Given instruction:
Here is the task for the listing below: output exactly the lines from the one containing "Output the Python" through the one containing "color='black', linewidth=2.2))", and leave out the pictures.

Records for this exercise:
_ _ _ _ _

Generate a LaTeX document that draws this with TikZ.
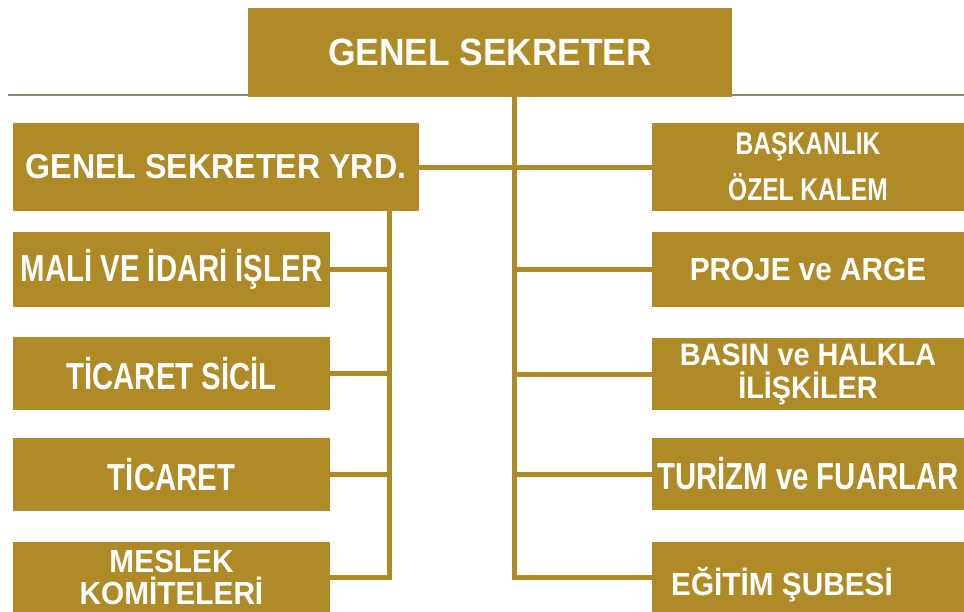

_ _ _ _ _

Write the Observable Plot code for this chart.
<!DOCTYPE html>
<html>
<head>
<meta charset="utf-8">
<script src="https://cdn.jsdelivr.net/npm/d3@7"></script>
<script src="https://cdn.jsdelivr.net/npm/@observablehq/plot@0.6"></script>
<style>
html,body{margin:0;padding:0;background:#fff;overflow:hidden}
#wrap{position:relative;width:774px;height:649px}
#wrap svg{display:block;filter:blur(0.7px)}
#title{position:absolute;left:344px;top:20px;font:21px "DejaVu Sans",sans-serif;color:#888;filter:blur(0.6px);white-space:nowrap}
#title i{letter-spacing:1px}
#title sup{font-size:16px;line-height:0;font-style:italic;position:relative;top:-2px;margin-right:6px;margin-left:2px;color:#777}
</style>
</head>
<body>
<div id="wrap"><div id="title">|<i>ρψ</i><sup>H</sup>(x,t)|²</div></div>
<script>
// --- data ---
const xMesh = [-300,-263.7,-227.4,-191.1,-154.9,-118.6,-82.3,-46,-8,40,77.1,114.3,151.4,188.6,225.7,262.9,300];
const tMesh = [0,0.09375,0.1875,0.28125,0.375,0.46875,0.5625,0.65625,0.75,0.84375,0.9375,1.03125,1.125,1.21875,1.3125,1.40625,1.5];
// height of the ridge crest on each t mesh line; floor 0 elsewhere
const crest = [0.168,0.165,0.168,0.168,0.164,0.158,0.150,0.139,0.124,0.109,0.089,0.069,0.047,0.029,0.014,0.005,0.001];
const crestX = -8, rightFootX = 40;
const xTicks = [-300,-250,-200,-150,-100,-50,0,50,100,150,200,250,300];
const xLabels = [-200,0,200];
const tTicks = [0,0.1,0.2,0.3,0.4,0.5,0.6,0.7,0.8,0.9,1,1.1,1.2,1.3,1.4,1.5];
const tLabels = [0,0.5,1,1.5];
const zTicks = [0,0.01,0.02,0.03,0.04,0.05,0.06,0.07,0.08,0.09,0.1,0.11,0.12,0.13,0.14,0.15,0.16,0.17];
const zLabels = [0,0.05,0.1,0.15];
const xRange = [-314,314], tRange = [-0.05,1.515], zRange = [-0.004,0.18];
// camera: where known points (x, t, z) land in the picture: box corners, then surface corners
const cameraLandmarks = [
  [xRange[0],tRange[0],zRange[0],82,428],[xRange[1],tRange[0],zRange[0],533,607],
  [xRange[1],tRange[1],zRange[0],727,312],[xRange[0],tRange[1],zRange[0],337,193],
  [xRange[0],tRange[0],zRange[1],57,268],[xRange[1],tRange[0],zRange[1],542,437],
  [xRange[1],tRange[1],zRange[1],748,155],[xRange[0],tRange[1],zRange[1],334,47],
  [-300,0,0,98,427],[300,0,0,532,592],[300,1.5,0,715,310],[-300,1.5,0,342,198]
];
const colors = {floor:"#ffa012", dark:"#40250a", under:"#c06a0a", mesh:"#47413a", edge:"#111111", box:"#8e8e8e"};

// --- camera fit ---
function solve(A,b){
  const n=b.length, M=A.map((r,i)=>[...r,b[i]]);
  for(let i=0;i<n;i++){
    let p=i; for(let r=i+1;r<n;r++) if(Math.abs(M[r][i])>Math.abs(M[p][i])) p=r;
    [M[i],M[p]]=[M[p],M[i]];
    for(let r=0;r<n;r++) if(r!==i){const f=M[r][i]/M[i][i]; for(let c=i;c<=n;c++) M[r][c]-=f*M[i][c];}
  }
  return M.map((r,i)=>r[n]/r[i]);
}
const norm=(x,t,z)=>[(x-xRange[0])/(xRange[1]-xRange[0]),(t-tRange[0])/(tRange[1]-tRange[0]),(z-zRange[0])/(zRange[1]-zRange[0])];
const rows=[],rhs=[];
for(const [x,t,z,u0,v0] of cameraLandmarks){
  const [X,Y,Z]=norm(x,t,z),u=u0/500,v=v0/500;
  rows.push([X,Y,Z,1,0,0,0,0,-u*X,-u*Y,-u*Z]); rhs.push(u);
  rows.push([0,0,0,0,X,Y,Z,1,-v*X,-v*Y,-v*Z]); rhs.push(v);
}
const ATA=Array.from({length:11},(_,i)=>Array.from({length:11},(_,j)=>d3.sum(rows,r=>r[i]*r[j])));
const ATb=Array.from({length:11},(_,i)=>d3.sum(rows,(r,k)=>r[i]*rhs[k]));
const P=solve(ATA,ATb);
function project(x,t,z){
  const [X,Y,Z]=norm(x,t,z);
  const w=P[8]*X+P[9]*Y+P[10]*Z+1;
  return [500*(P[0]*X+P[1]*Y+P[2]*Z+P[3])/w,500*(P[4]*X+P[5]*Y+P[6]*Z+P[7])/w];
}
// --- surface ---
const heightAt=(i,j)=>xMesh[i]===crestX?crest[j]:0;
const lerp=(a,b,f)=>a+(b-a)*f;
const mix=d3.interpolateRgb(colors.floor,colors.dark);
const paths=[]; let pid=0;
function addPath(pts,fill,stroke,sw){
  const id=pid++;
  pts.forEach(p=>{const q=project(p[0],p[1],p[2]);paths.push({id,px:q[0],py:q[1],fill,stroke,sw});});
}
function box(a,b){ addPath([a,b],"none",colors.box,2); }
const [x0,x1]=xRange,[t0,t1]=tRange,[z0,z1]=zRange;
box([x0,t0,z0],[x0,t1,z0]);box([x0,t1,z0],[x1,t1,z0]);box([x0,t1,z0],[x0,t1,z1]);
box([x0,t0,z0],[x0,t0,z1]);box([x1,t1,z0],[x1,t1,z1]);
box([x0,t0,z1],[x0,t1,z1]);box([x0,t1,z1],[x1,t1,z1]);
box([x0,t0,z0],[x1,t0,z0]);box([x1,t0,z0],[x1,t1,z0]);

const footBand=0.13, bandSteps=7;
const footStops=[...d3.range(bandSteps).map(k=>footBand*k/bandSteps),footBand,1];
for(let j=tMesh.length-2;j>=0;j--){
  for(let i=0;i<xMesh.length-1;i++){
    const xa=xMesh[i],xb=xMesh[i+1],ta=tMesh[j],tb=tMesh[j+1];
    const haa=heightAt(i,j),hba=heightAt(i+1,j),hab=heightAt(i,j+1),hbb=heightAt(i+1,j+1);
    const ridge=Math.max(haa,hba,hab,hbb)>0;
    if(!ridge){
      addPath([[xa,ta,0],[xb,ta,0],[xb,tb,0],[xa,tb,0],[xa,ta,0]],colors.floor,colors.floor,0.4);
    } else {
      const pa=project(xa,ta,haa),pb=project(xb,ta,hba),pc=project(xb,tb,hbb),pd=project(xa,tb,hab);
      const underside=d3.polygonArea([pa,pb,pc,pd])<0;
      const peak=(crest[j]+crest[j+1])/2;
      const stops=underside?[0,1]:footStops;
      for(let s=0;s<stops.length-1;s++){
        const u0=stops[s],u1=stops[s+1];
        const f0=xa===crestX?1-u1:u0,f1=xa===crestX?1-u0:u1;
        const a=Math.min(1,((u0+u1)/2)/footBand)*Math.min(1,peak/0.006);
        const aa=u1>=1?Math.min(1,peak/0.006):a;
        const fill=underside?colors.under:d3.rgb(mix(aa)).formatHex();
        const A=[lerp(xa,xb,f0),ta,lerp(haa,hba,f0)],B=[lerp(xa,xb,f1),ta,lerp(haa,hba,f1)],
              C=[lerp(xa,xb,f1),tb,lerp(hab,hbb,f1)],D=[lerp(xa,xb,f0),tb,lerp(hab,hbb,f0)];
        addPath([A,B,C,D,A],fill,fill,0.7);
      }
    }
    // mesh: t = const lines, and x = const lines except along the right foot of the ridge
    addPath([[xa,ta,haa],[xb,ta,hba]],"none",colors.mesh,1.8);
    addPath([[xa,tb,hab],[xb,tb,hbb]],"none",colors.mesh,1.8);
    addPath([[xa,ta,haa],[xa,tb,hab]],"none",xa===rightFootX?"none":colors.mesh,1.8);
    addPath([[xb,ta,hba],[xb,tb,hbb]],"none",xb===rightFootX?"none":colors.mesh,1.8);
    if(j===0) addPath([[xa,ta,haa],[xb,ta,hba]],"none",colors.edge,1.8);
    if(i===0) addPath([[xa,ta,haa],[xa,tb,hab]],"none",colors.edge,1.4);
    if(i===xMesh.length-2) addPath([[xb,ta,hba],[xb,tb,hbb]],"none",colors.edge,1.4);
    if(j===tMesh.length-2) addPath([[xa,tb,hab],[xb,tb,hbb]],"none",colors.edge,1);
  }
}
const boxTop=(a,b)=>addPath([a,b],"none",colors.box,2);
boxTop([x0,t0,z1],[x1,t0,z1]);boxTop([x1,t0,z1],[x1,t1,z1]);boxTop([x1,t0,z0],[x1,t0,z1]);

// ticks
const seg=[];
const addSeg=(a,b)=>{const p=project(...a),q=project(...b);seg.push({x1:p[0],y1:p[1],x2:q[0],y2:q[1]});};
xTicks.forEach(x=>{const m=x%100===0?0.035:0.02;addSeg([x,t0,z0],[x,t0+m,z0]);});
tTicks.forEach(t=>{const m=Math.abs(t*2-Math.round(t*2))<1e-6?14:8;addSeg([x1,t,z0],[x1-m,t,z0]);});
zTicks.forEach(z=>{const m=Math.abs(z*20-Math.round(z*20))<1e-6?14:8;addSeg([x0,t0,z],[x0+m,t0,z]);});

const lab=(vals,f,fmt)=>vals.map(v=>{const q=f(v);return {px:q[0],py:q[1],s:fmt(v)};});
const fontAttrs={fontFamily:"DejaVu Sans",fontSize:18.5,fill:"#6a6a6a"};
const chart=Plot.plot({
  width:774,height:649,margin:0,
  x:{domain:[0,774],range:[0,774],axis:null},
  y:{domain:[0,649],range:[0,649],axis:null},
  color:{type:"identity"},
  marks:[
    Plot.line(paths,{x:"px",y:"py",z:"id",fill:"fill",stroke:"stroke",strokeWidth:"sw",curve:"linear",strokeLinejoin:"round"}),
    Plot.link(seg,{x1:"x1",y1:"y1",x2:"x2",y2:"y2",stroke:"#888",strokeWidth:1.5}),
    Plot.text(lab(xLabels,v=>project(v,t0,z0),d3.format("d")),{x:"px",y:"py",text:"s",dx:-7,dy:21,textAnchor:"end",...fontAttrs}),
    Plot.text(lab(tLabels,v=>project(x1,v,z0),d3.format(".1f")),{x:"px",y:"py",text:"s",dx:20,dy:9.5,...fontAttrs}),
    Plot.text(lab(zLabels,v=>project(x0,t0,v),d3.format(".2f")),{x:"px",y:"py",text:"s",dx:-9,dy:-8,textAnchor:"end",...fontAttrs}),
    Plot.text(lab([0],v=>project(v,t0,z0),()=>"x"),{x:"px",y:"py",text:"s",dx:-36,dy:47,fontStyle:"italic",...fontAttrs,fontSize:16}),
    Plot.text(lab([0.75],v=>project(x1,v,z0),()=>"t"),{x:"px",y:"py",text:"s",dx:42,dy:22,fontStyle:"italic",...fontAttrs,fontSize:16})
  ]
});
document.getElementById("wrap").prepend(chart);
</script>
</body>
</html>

_ _ _ _ _

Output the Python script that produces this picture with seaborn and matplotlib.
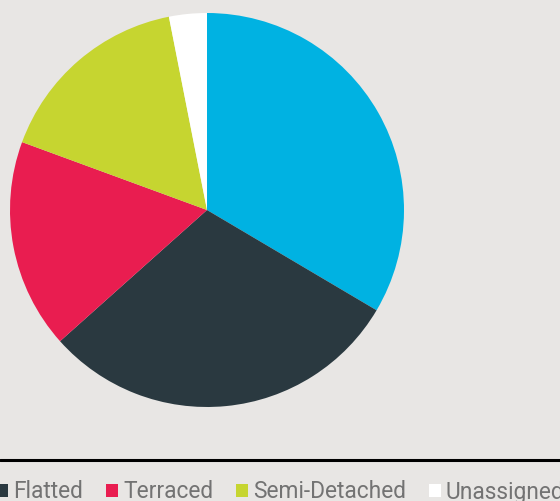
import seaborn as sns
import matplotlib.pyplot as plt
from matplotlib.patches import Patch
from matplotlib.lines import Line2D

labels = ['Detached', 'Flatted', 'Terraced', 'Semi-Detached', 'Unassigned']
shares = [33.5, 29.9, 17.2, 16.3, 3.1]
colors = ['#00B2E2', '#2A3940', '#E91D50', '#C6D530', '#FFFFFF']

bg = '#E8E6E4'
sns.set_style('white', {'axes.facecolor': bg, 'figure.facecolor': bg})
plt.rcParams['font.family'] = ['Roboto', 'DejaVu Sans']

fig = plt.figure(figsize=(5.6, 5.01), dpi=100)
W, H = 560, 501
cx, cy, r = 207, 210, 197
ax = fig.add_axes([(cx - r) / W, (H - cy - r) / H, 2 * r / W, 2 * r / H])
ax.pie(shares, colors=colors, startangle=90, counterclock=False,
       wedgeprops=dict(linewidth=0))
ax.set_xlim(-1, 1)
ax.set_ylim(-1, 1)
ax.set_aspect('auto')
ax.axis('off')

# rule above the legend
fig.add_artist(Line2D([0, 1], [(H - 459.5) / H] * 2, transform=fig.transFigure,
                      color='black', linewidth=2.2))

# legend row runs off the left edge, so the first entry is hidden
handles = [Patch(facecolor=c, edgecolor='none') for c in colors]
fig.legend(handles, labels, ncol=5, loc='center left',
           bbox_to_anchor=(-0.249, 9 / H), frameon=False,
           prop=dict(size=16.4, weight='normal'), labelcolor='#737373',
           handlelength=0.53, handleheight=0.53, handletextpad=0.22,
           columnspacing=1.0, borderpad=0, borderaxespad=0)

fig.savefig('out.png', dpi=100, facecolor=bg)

_ _ _ _ _

Solution below:
Output the Python script that produces this picture with seaborn and matplotlib.
import seaborn as sns
import matplotlib.pyplot as plt
from matplotlib.patches import Patch
from matplotlib.lines import Line2D

labels = ['Detached', 'Flatted', 'Terraced', 'Semi-Detached', 'Unassigned']
shares = [33.5, 29.9, 17.2, 16.3, 3.1]
colors = ['#00B2E2', '#2A3940', '#E91D50', '#C6D530', '#FFFFFF']

bg = '#E8E6E4'
sns.set_style('white', {'axes.facecolor': bg, 'figure.facecolor': bg})
plt.rcParams['font.family'] = ['Roboto', 'DejaVu Sans']

fig = plt.figure(figsize=(5.6, 5.01), dpi=100)
W, H = 560, 501
cx, cy, r = 207, 210, 197
ax = fig.add_axes([(cx - r) / W, (H - cy - r) / H, 2 * r / W, 2 * r / H])
ax.pie(shares, colors=colors, startangle=90, counterclock=False,
       wedgeprops=dict(linewidth=0))
ax.set_xlim(-1, 1)
ax.set_ylim(-1, 1)
ax.set_aspect('auto')
ax.axis('off')

# rule above the legend
fig.add_artist(Line2D([0, 1], [(H - 459.5) / H] * 2, transform=fig.transFigure,
                      color='black', linewidth=2.2))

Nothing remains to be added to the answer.